===== Source data =====

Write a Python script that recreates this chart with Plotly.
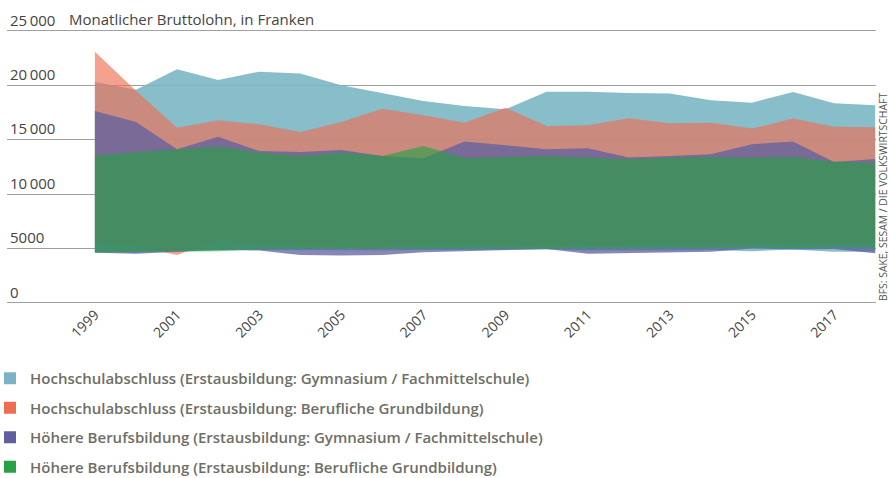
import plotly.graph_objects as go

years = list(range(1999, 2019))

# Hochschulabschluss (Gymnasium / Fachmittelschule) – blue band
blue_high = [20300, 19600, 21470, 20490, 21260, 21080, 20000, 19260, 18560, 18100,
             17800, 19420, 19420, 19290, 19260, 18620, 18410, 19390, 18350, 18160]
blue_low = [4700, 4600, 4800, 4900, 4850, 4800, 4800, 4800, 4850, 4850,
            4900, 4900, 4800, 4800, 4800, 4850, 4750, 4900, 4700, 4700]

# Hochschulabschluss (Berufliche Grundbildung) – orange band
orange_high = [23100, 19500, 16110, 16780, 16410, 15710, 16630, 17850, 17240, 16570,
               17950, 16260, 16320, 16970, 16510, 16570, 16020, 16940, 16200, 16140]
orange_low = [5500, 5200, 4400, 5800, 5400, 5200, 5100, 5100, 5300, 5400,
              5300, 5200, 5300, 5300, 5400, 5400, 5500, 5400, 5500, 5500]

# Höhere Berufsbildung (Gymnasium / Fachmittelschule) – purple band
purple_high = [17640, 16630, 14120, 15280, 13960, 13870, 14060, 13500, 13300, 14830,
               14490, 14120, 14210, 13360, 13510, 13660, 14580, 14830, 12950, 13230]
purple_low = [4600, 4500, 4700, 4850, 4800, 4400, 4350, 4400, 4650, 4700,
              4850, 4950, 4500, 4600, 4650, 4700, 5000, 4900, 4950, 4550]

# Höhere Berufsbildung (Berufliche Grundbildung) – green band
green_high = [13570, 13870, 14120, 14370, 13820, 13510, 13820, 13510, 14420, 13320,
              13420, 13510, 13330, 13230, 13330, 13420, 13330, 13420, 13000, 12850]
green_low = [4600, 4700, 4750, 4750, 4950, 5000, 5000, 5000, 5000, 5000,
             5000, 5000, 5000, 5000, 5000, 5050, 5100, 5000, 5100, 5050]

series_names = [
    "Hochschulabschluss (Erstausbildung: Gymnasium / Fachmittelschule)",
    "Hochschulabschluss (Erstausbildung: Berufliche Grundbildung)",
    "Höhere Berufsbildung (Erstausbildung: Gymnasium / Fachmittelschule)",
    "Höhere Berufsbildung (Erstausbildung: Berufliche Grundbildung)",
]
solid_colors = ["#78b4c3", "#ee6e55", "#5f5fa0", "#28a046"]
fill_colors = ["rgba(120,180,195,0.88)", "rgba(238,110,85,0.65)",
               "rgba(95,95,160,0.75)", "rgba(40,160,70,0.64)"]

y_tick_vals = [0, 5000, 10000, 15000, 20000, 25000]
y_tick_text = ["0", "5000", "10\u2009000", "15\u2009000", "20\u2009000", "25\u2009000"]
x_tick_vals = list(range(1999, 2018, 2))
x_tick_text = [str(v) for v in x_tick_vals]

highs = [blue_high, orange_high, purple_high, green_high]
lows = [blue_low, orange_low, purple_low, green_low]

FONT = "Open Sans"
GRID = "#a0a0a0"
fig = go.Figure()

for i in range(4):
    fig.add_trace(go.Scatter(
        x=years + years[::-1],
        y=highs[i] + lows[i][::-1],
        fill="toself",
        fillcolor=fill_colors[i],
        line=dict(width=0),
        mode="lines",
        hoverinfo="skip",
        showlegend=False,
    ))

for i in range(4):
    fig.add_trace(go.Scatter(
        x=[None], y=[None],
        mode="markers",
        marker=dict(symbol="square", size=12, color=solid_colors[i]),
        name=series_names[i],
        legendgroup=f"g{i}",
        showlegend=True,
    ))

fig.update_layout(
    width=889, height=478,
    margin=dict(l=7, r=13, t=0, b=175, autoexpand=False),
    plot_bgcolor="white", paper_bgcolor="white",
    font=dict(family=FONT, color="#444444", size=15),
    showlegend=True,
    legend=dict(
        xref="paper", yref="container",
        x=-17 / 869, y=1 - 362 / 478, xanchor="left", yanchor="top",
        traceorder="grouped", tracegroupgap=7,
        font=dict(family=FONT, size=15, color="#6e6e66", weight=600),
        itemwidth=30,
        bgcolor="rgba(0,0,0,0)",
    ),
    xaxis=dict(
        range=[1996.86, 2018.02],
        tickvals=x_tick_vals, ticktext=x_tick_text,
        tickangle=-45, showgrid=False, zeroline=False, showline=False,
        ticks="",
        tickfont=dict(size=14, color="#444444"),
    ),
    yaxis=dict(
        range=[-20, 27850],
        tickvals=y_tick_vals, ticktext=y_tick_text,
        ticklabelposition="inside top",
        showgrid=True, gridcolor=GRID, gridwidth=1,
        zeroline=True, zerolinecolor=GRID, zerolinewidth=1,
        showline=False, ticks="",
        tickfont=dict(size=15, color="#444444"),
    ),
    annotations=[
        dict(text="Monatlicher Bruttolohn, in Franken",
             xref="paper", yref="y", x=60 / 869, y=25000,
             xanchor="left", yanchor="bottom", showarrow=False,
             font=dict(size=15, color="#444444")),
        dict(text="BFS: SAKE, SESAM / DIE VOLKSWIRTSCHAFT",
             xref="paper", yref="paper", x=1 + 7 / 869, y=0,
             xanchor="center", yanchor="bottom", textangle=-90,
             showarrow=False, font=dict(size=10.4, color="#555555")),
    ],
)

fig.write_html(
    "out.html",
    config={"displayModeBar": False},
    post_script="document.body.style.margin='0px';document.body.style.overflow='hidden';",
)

=====

* **Task requirements**
Write out exactly the lines between the start of the data and the line with "5000, 5000, 5000, 5000, 5000, 5050, 5100, 5000, 5100, 5050]", including both, but none of the pictures.

* **Response below**
Write a Python script that recreates this chart with Plotly.
import plotly.graph_objects as go

years = list(range(1999, 2019))

# Hochschulabschluss (Gymnasium / Fachmittelschule) – blue band
blue_high = [20300, 19600, 21470, 20490, 21260, 21080, 20000, 19260, 18560, 18100,
             17800, 19420, 19420, 19290, 19260, 18620, 18410, 19390, 18350, 18160]
blue_low = [4700, 4600, 4800, 4900, 4850, 4800, 4800, 4800, 4850, 4850,
            4900, 4900, 4800, 4800, 4800, 4850, 4750, 4900, 4700, 4700]

# Hochschulabschluss (Berufliche Grundbildung) – orange band
orange_high = [23100, 19500, 16110, 16780, 16410, 15710, 16630, 17850, 17240, 16570,
               17950, 16260, 16320, 16970, 16510, 16570, 16020, 16940, 16200, 16140]
orange_low = [5500, 5200, 4400, 5800, 5400, 5200, 5100, 5100, 5300, 5400,
              5300, 5200, 5300, 5300, 5400, 5400, 5500, 5400, 5500, 5500]

# Höhere Berufsbildung (Gymnasium / Fachmittelschule) – purple band
purple_high = [17640, 16630, 14120, 15280, 13960, 13870, 14060, 13500, 13300, 14830,
               14490, 14120, 14210, 13360, 13510, 13660, 14580, 14830, 12950, 13230]
purple_low = [4600, 4500, 4700, 4850, 4800, 4400, 4350, 4400, 4650, 4700,
              4850, 4950, 4500, 4600, 4650, 4700, 5000, 4900, 4950, 4550]

# Höhere Berufsbildung (Berufliche Grundbildung) – green band
green_high = [13570, 13870, 14120, 14370, 13820, 13510, 13820, 13510, 14420, 13320,
              13420, 13510, 13330, 13230, 13330, 13420, 13330, 13420, 13000, 12850]
green_low = [4600, 4700, 4750, 4750, 4950, 5000, 5000, 5000, 5000, 5000,
             5000, 5000, 5000, 5000, 5000, 5050, 5100, 5000, 5100, 5050]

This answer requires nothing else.